Best Ways to Deal with a Difficult Tenant
Most tenants abide by the terms of the lease contract. They pay as agreed, take proper care of the property, allow inspections and can be considered a “good” tenant. Our company categorizes over 95% of our tenants as such. . However, if the economy sours and tenants struggle financially, 20% of tenants go from “good” to “bad”.
They are not bad people, but they want their problems to become your problem. If a tenant had not paid all of the rent or they are not in compliance with the contract. Instead of jumping into a costly and time consuming eviction process, there are a few other options we utilize with these types of tenants.

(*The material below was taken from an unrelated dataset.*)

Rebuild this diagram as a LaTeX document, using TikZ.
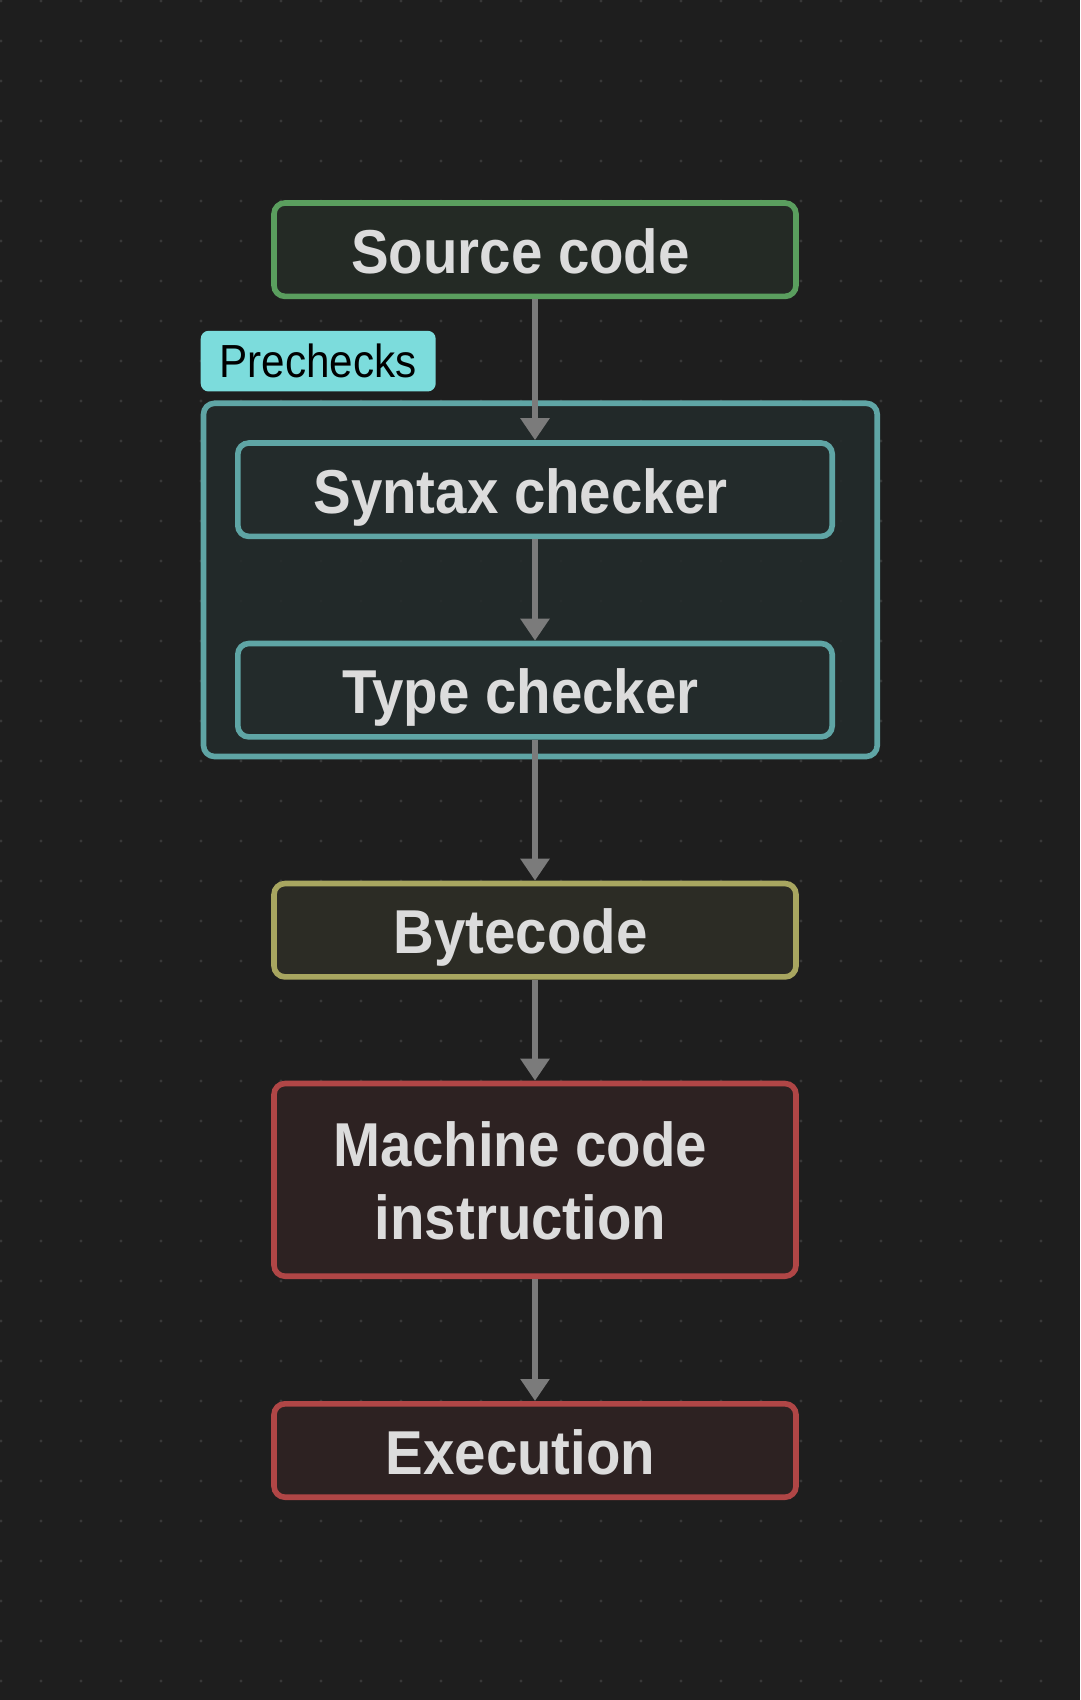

- There is a New Sheriff in Town – Sometimes, just hiring a property management company solves problem. Many tenants take advantage of their relationship with the owner to start bending the rules. Owners hire our company. The tenant understands that special treatment could be construed as discrimination. They know that if they don’t pay as agreed or comply with the contract, we will use every tool at our disposal to make them do so. In previous cases we are hired with a tenant six months in arrears, and once were involved, everything owed is paid to the owner.
- Solve the Problem- Some tenants are withholding payment or being difficult because they have a problem that the current owner is ignoring. Tenants are entitled to a unit free of health and safety concerns as well as quiet enjoyment of the property; once they have that, they abide by the contract.
- This is not a Good Fit – Some tenants are just not a good fit for the property or the owner. We will allow a tenant to breach the current contract if they allow us to find a replacement. Although, they will pay for the cost to acquire a new tenant.
- Stipulate a Payment Plan – After you have filed an unlawful detainer in court, you can negotiate a stipulation agreement with the tenant that creates a way for the tenant to pay for what they owe in arrears, remain in the property, but if they violate the terms of the “stip”, they can be quickly removed from the property.
Start the Eviction – If the tenant does not respond to the above stated strategies, you must start the eviction process and not hope for the best. You must be willing to use the courts to impose your rights. It will cost you up to $1,500 if the tenant contests the eviction, and may take up to 45 days, but it is critical to remove a bad tenant and find a good one.